Adway Dhillon, Nidhin Pattaniyil

Prior knowledge:: Previous knowledge expected
Basic knowledge in docker, some deep learning and python

Summary

This talk is for a data scientist or ML engineer looking to serve their PyTorch models in production.
It will cover post training steps that should be taken to optimize the model such as quantization and torch script.
It will also walk the user in packaging and serving the model through Facebook’s TorchServe.

Description

Intro (10 mins).
- Introduce the deep learning BERT model.
- Walk over the notebooks on Google Collab Setup.
- Show the end model served along with sample inference.
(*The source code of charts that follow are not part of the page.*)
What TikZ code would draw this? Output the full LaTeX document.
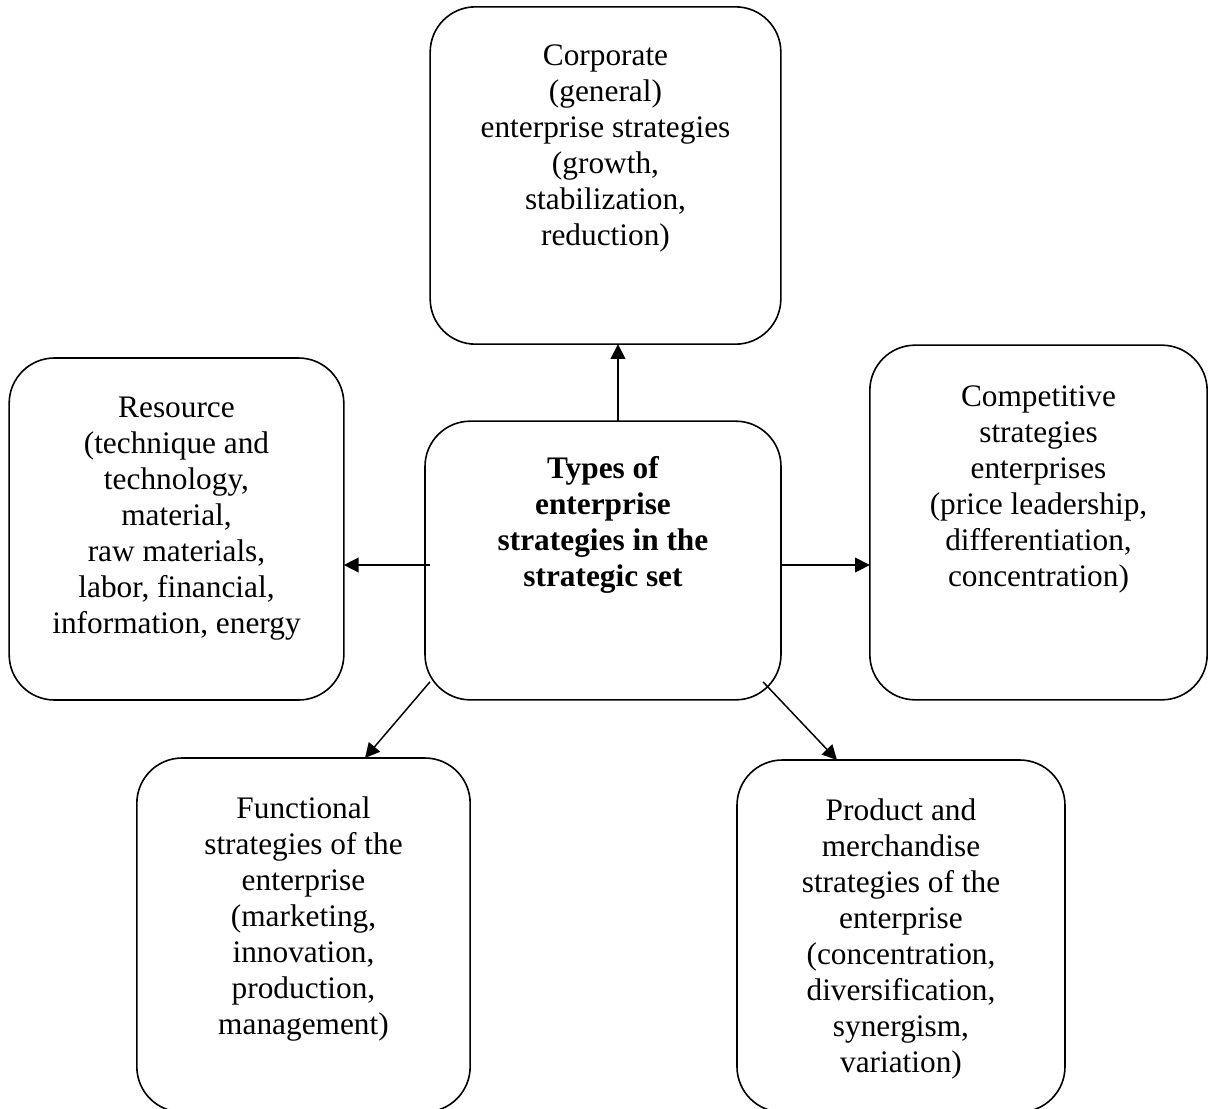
\documentclass[tikz,border=0pt]{standalone}
\usepackage{fontspec}
\setmainfont{Liberation Serif}
\usetikzlibrary{positioning,arrows.meta}

\tikzset{
  sbox/.style={draw, line width=1.2pt, rounded corners=34pt, inner sep=0pt, outer sep=0pt},
  stxt/.style={align=center, inner sep=0pt, font=\fontsize{23.5}{27}\selectfont},
  sarr/.style={line width=1.1pt, -{Triangle[length=11pt,width=11pt]}}
}

\begin{document}
\begin{tikzpicture}[x=0.75pt,y=0.75pt,yscale=-1,xscale=1]
	\useasboundingbox (0,0) rectangle (1208,1108);

	% Rounded boxes
	\node[sbox, minimum width=263pt, minimum height=253pt] (corp) at (605.5,175.5) {};
	\node[sbox, minimum width=251pt, minimum height=256.5pt] (res) at (176.5,529) {};
	\node[sbox, minimum width=267pt, minimum height=209pt] (types) at (603,560.5) {};
	\node[sbox, minimum width=253pt, minimum height=266pt] (comp) at (1038.5,522.5) {};
	\node[sbox, minimum width=250pt, minimum height=265.5pt] (func) at (303.5,935) {};
	\node[sbox, minimum width=246pt, minimum height=264pt] (prod) at (901,936) {};

	% Text Nodes
	\node[stxt, below=28.5pt of corp.north] (corptxt) {Corporate\\(general)\\enterprise strategies\\(growth,\\stabilization,\\reduction)};
	\node[stxt, below=29pt of res.north] (restxt) {Resource\\(technique and\\technology,\\material,\\raw materials,\\labor, financial,\\information, energy};
	\node[stxt, below=26.5pt of types.north, font=\fontsize{23.5}{27}\selectfont\bfseries] (typestxt) {Types of\\enterprise\\strategies in the\\strategic set};
	\node[stxt, below=30pt of comp.north] (comptxt) {Competitive\\strategies\\enterprises\\(price leadership,\\differentiation,\\concentration)};
	\node[stxt, below=29pt of func.north] (functxt) {Functional\\strategies of the\\enterprise\\(marketing,\\innovation,\\production,\\management)};
	\node[stxt, below=28.5pt of prod.north] (prodtxt) {Product and\\merchandise\\strategies of the\\enterprise\\(concentration,\\diversification,\\synergism,\\variation)};

	% Arrows
	\draw[sarr] ([shift={(15,0)}]types.north) -- ([shift={(12.5,0)}]corp.south);
	\draw[sarr] ([shift={(5,4.5)}]types.west) -- ([shift={(0,36)}]res.east);
	\draw[sarr] ([shift={(0,4.5)}]types.east) -- ([shift={(0,42.5)}]comp.west);
	\draw[sarr] ([shift={(5,-18)}]types.south west) -- ([shift={(61.5,0)}]func.north);
	\draw[sarr] ([shift={(-18,-18)}]types.south east) -- ([shift={(-64,0)}]prod.north);

\end{tikzpicture}
\end{document}
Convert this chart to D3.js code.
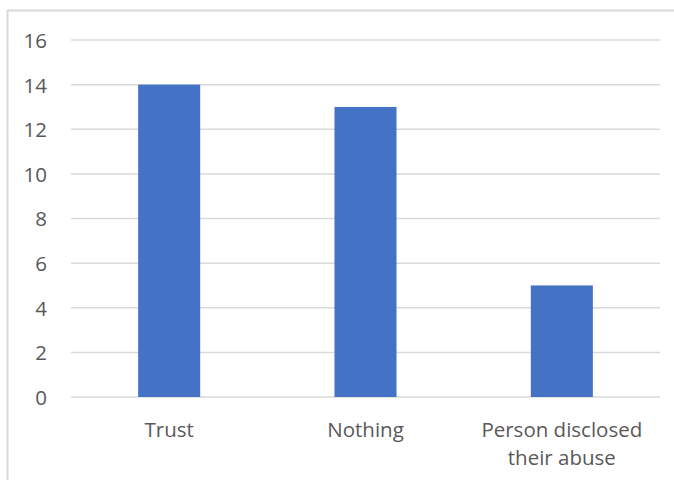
<!DOCTYPE html>
<html><head><meta charset="utf-8">
<script src="https://cdn.jsdelivr.net/npm/d3@7"></script>
<style>body{margin:0;background:#fff}svg{display:block}</style>
</head><body>
<script>
const categories = ["Trust", "Nothing", "Person disclosed their abuse"];
const values = [14, 13, 5];
const yTicks = [0, 2, 4, 6, 8, 10, 12, 14, 16];

const W = 674, H = 480;
const svg = d3.select("body").append("svg").attr("width", W).attr("height", H);
const font = "'Open Sans', sans-serif";
const textColor = "#595959";
const fs = 20.5;

// chart border (top & left visible)
svg.append("line").attr("x1", 7).attr("x2", W).attr("y1", 10.5).attr("y2", 10.5)
  .attr("stroke", "#d9d9d9").attr("stroke-width", 2);
svg.append("line").attr("x1", 7.5).attr("x2", 7.5).attr("y1", 10).attr("y2", H)
  .attr("stroke", "#d9d9d9").attr("stroke-width", 2);

const x0 = 71, x1 = 660, yTop = 40, yBot = 397;
const x = d3.scaleBand().domain(categories).range([x0, x1]).padding(0);
const y = d3.scaleLinear().domain([0, 16]).range([yBot, yTop]);

// gridlines
svg.append("g").selectAll("line").data(yTicks).join("line")
  .attr("x1", x0).attr("x2", x1)
  .attr("y1", d => y(d)).attr("y2", d => y(d))
  .attr("stroke", "#d9d9d9").attr("stroke-width", 1.5);

// y axis labels
const yAxis = d3.axisLeft(y).tickValues(yTicks).tickSize(0).tickPadding(0);
const gy = svg.append("g").attr("transform", "translate(47,0)").call(yAxis);
gy.select(".domain").remove();
gy.selectAll("text").attr("font-family", font).attr("font-size", fs).attr("fill", textColor)
  .attr("dy", "0.36em");

// bars
const bw = x.bandwidth() * 0.316;
svg.append("g").selectAll("rect").data(values).join("rect")
  .attr("x", (d, i) => x(categories[i]) + x.bandwidth() / 2 - bw / 2)
  .attr("width", bw)
  .attr("y", d => y(d))
  .attr("height", d => y(0) - y(d))
  .attr("fill", "#4472c4");

// category labels with wrapping
const wrapped = {"Person disclosed their abuse": ["Person disclosed", "their abuse"]};
const gx = svg.append("g");
categories.forEach(c => {
  const lines = wrapped[c] || [c];
  const t = gx.append("text")
    .attr("x", x(c) + x.bandwidth() / 2)
    .attr("y", 437)
    .attr("text-anchor", "middle")
    .attr("font-family", font).attr("font-size", fs).attr("fill", textColor);
  lines.forEach((l, i) => {
    t.append("tspan").attr("x", x(c) + x.bandwidth() / 2).attr("dy", i === 0 ? 0 : 28).text(l);
  });
});
</script>
</body></html>
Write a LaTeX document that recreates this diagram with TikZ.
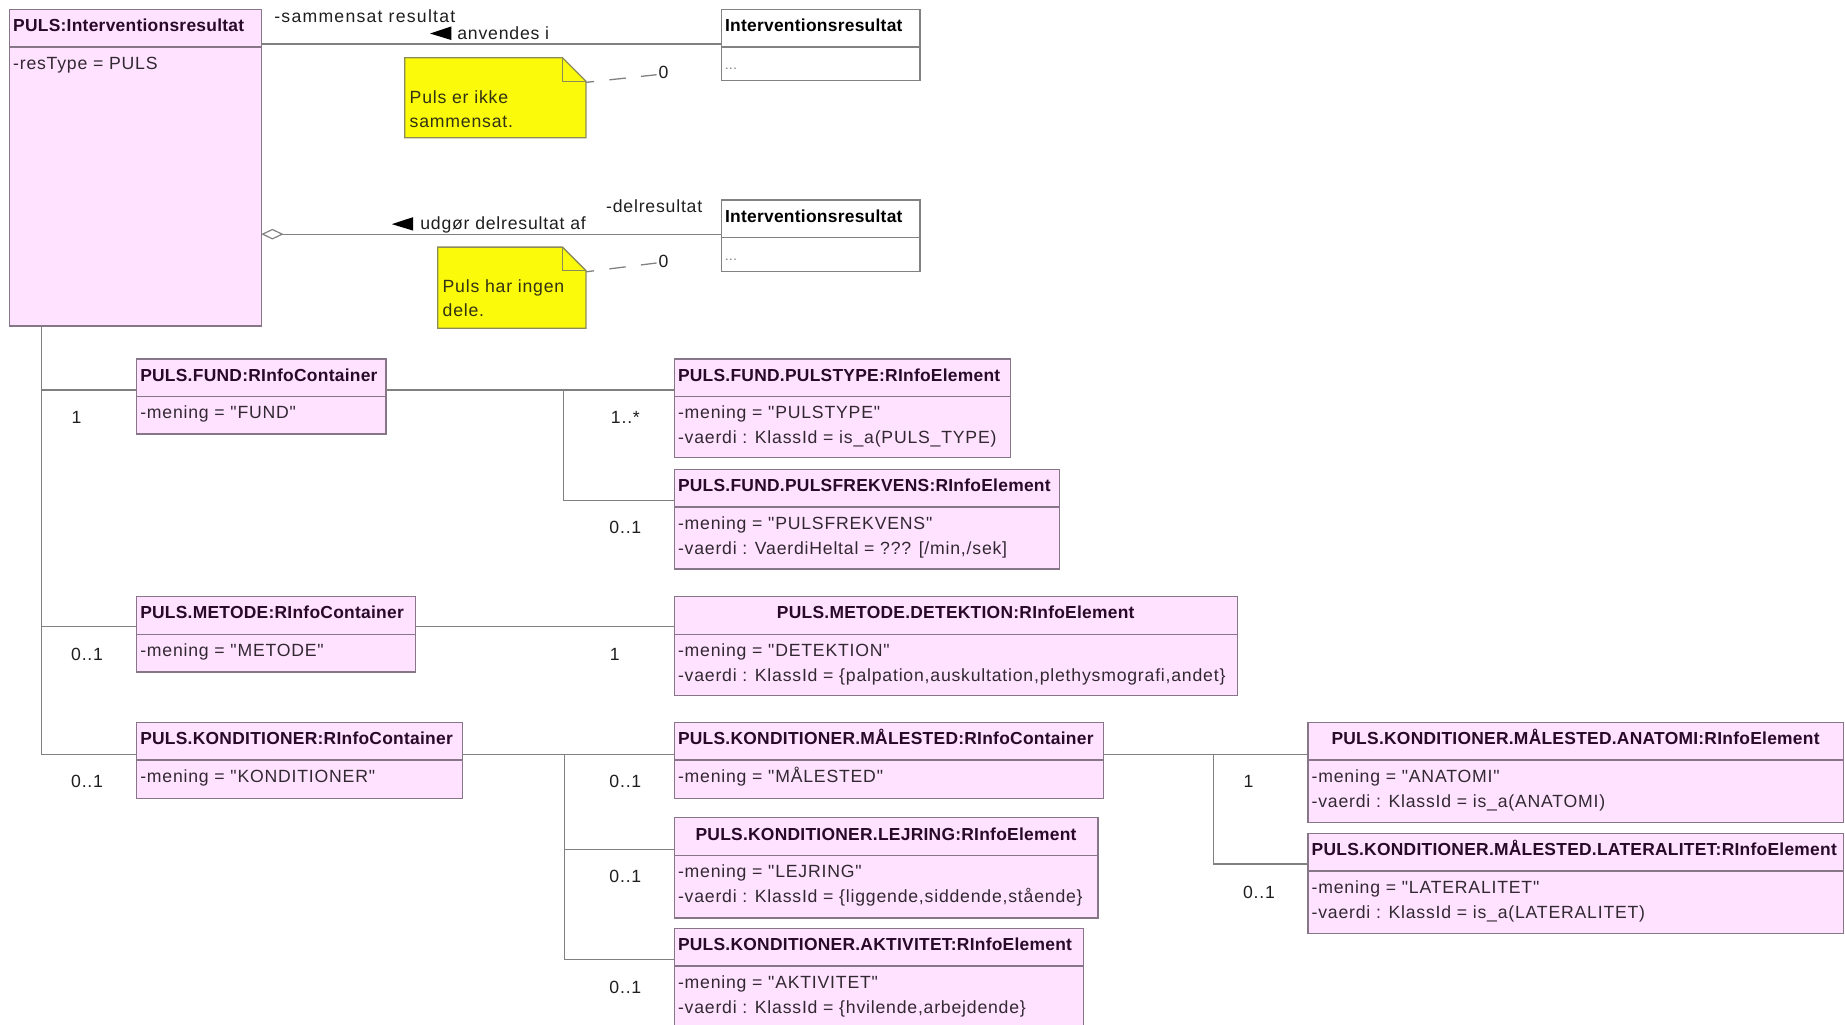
\documentclass[tikz,border=0pt]{standalone}
\usepackage{fontspec}
\setmainfont{Liberation Sans}
\newfontfamily\uf[LetterSpace=4.5]{Liberation Sans}
\newfontfamily\lf[LetterSpace=7]{Liberation Sans}
\newfontfamily\tf[LetterSpace=1.5]{Liberation Sans}
\usetikzlibrary{arrows.meta,calc}
\definecolor{pinkfill}{RGB}{255,226,255}
\definecolor{pinkdraw}{RGB}{135,118,135}
\definecolor{boxgray}{RGB}{130,130,130}
\definecolor{titlecol}{RGB}{40,10,40}
\definecolor{bodycol}{RGB}{50,40,50}
\definecolor{lblcol}{RGB}{30,30,30}
\definecolor{linecol}{RGB}{128,128,128}
\definecolor{notefill}{RGB}{250,250,10}
\definecolor{notedraw}{RGB}{140,140,90}
\definecolor{notetext}{RGB}{50,50,20}
\tikzset{
  ubox/.style={draw=pinkdraw, fill=pinkfill, line width=1.2pt, rectangle, inner sep=0pt, outer sep=0pt},
  wbox/.style={draw=boxgray, fill=white, line width=1.2pt, rectangle, inner sep=0pt, outer sep=0pt},
  ttl/.style={font=\tf\bfseries\fontsize{14.8}{18}\selectfont, text=titlecol, inner sep=0pt},
  bdy/.style={font=\uf\fontsize{15}{21}\selectfont, text=bodycol, inner sep=0pt},
  lbl/.style={font=\uf\fontsize{15}{18}\selectfont, text=lblcol, inner sep=0pt},
  rlbl/.style={font=\lf\fontsize{15}{18}\selectfont, text=lblcol, inner sep=0pt},
  conn/.style={draw=linecol, line width=1.1pt},
  notebg/.style={fill=notefill, draw=notedraw, line width=1.1pt},
  notelink/.style={draw=linecol, line width=1.1pt, dash pattern=on 14pt off 13pt, dash phase=7pt},
  ntxt/.style={font=\uf\fontsize{15}{20}\selectfont, text=notetext, inner sep=0pt},
  tri/.style={fill=black},
}
% #1 align (L/C), #2 name, #3 x, #4 y, #5 w, #6 h, #7 style, #8 title, #9 body
\newcommand\uclass[9][L]{%
  \node[#7, minimum width=#5pt, minimum height=#6pt, anchor=north west] (#2) at (#3,#4) {};
  \draw[#7] ($(#2.north west)+(0,32)$) -- ($(#2.north east)+(0,32)$);
  \if#1C
    \node[ttl, anchor=base] (#2-t) at ($(#2.north)+(0,19)$) {#8};
  \else
    \node[ttl, anchor=base west] (#2-t) at ($(#2.north west)+(3,19)$) {#8};
  \fi
  \node[bdy, anchor=base west] (#2-b) at ($(#2.north west)+(3,51)$) {\begin{tabular}[t]{@{}l@{}}#9\end{tabular}};
}
% #1 name, #2 x, #3 y, #4 w, #5 h, #6 text
\newcommand\unote[6]{%
  \node[minimum width=#4pt, minimum height=#5pt, anchor=north west, inner sep=0pt, outer sep=0pt] (#1) at (#2,#3) {};
  \draw[notebg] (#1.north west) -- ($(#1.north east)+(-20,0)$) -- ($(#1.north east)+(0,20)$) -- (#1.south east) -- (#1.south west) -- cycle;
  \draw[notebg, fill=none] ($(#1.north east)+(-20,0)$) -- ($(#1.north east)+(-20,20)$) -- ($(#1.north east)+(0,20)$);
  \node[ntxt, anchor=base west] (#1-t) at ($(#1.north west)+(4,39)$) {\begin{tabular}[t]{@{}l@{}}#6\end{tabular}};
}
\begin{document}
\begin{tikzpicture}[x=1pt, y=-1pt]
\useasboundingbox (0,0) rectangle (1568,871);
\clip (0,0) rectangle (1568,871);

% ---------- classes ----------
\uclass{M}{8}{8}{214}{269}{ubox}{PULS:Interventionsresultat}{-resType = PULS}
\uclass{I1}{613}{8}{169}{60.5}{wbox}{\textcolor{black}{Interventionsresultat}}{{\fontsize{11}{21}\selectfont\textcolor{black!55}{...}}}
\uclass{I2}{613}{170}{169}{60.5}{wbox}{\textcolor{black}{Interventionsresultat}}{{\fontsize{11}{21}\selectfont\textcolor{black!55}{...}}}

\uclass{FUND}{116}{305}{212}{64}{ubox}{PULS.FUND:RInfoContainer}{-mening = "FUND"}
\uclass{PT}{573}{305}{286}{84}{ubox}{PULS.FUND.PULSTYPE:RInfoElement}{-mening = "PULSTYPE"\\-vaerdi : KlassId = is\_a(PULS\_TYPE)}
\uclass{PF}{573}{399}{327.5}{84.5}{ubox}{PULS.FUND.PULSFREKVENS:RInfoElement}{-mening = "PULSFREKVENS"\\-vaerdi : VaerdiHeltal = ??? [/min,/sek]}

\uclass{MET}{116}{507}{237}{64}{ubox}{PULS.METODE:RInfoContainer}{-mening = "METODE"}
\uclass[C]{DET}{573}{507}{478.5}{84}{ubox}{PULS.METODE.DETEKTION:RInfoElement}{-mening = "DETEKTION"\\-vaerdi : KlassId = \{palpation,auskultation,plethysmografi,andet\}}

\uclass{K}{116}{614}{277}{64.5}{ubox}{PULS.KONDITIONER:RInfoContainer}{-mening = "KONDITIONER"}
\uclass{MAL}{573}{614}{365}{64.5}{ubox}{PULS.KONDITIONER.MÅLESTED:RInfoContainer}{-mening = "MÅLESTED"}
\uclass[C]{LEJ}{573}{695}{360}{85}{ubox}{PULS.KONDITIONER.LEJRING:RInfoElement}{-mening = "LEJRING"\\-vaerdi : KlassId = \{liggende,siddende,stående\}}
\uclass{AKT}{573}{789}{348}{100}{ubox}{PULS.KONDITIONER.AKTIVITET:RInfoElement}{-mening = "AKTIVITET"\\-vaerdi : KlassId = \{hvilende,arbejdende\}}

\uclass[C]{ANA}{1111.5}{614}{455}{85}{ubox}{PULS.KONDITIONER.MÅLESTED.ANATOMI:RInfoElement}{-mening = "ANATOMI"\\-vaerdi : KlassId = is\_a(ANATOMI)}
\uclass{LAT}{1111.5}{708.3}{455}{85}{ubox}{PULS.KONDITIONER.MÅLESTED.LATERALITET:RInfoElement}{-mening = "LATERALITET"\\-vaerdi : KlassId = is\_a(LATERALITET)}

% ---------- notes ----------
\unote{N1}{344}{49}{154}{68}{Puls er ikke\\sammensat.}
\unote{N2}{372}{210}{126}{69}{Puls har ingen\\dele.}

\coordinate (z1) at (558,63.5);
\coordinate (z2) at (558,223.5);
\draw[notelink] ($(N1.north east)+(0,21)$) -- (z1);
\draw[notelink] ($(N2.north east)+(0,21)$) -- (z2);
\node[lbl, anchor=west] (z1t) at (559.5,61.5) {0};
\node[lbl, anchor=west] (z2t) at (559.5,222) {0};

% ---------- associations to Interventionsresultat ----------
\draw[conn] ($(M.north east)+(0,29.5)$) -- ($(I1.north west)+(0,29.5)$);
\node[rlbl, anchor=base west] (r1) at (233,19) {-sammensat resultat};
\fill[tri] (383.5,22.5) -- (365.5,28.5) -- (383.5,34) -- cycle;
\node[lbl, anchor=base west] (r2) at (388.5,33.4) {anvendes i};

\draw[conn, -{Diamond[open, length=19pt, width=9pt, line width=1pt]}] ($(I2.north west)+(0,29)$) -- ($(M.north east)+(0,191)$);
\fill[tri] (351.2,184.5) -- (333,190.5) -- (351.2,196) -- cycle;
\node[lbl, anchor=base west] (r3) at (357,195) {udgør delresultat af};
\node[lbl, anchor=base west] (r4) at (515,181) {-delresultat};

% ---------- trunk ----------
\coordinate (tr) at ($(M.south west)+(27,0)$);
\draw[conn] ($(K.north west)+(0,27)$) -| (tr);
\draw[conn] ($(MET.north west)+(0,25.6)$) -| (tr);
\draw[conn] ($(FUND.north west)+(0,26.5)$) -| (tr);
\node[lbl] (m1) at (65,354.5) {1};
\node[lbl] (m2) at (74,556.5) {0..1};
\node[lbl] (m3) at (74,664) {0..1};

% ---------- FUND ----------
\coordinate (b1) at ($(FUND.north east)+(151,26.5)$);
\draw[conn] ($(FUND.north east)+(0,26.5)$) -- ($(PT.north west)+(0,26.5)$);
\draw[conn] ($(PF.north west)+(0,26.5)$) -| (b1);
\node[lbl] (m4) at (531.5,355) {1..*};
\node[lbl] (m5) at (531.5,448.5) {0..1};

% ---------- METODE ----------
\draw[conn] ($(MET.north east)+(0,25.6)$) -- ($(DET.north west)+(0,25.6)$);
\node[lbl] (m6) at (522.5,556.5) {1};

% ---------- KONDITIONER ----------
\coordinate (b2) at ($(K.north east)+(87,27)$);
\draw[conn] ($(K.north east)+(0,27)$) -- ($(MAL.north west)+(0,27)$);
\draw[conn] ($(LEJ.north west)+(0,27)$) -| (b2);
\draw[conn] ($(AKT.north west)+(0,26.5)$) -| (b2);
\node[lbl] (m7) at (531.5,664) {0..1};
\node[lbl] (m8) at (531.5,745) {0..1};
\node[lbl] (m9) at (531.5,839) {0..1};

% ---------- MÅLESTED ----------
\coordinate (b3) at ($(MAL.north east)+(93,27)$);
\draw[conn] ($(MAL.north east)+(0,27)$) -- ($(ANA.north west)+(0,27)$);
\draw[conn] ($(LAT.north west)+(0,26)$) -| (b3);
\node[lbl] (m10) at (1061,664.5) {1};
\node[lbl] (m11) at (1070,758.5) {0..1};
\end{tikzpicture}
\end{document}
Review Some Deep Learning Concepts (10 mins) - Review sample trained PyTorch model code - Review sample model transformer architecture - Tokenization / pre and post processing

Optimizing the model (30 mins) - Two modes of PyTorch: eager vs script mode
- Benefits of script mode and PyTorch JIT - Post training optimization methods: static and dynamic quantization, distillation - Hands on: - Quantizing model - Converting the Bert model with torch script

Deploying the model (30 mins) - Overview of deployment options : Pure flask app vs model servers like Torch Serve / TF-Serving - Benefits of Torch Serve: high performance serving, multi model serving, model version for A/B testing, server side batching, support for pre and post processing - Exploring the built in model handlers and how to write your own - Managing the model through management api - Exploring built and custom metrics provided by Torch Serve - Hands on : - Package the given model using Torch Model Archive - Write a custom handler to support pre processing and post processing

Lessons Learned: (10min) - share some performance benchmarks of model served at Walmart Search - future next steps

Q&A (5 mins)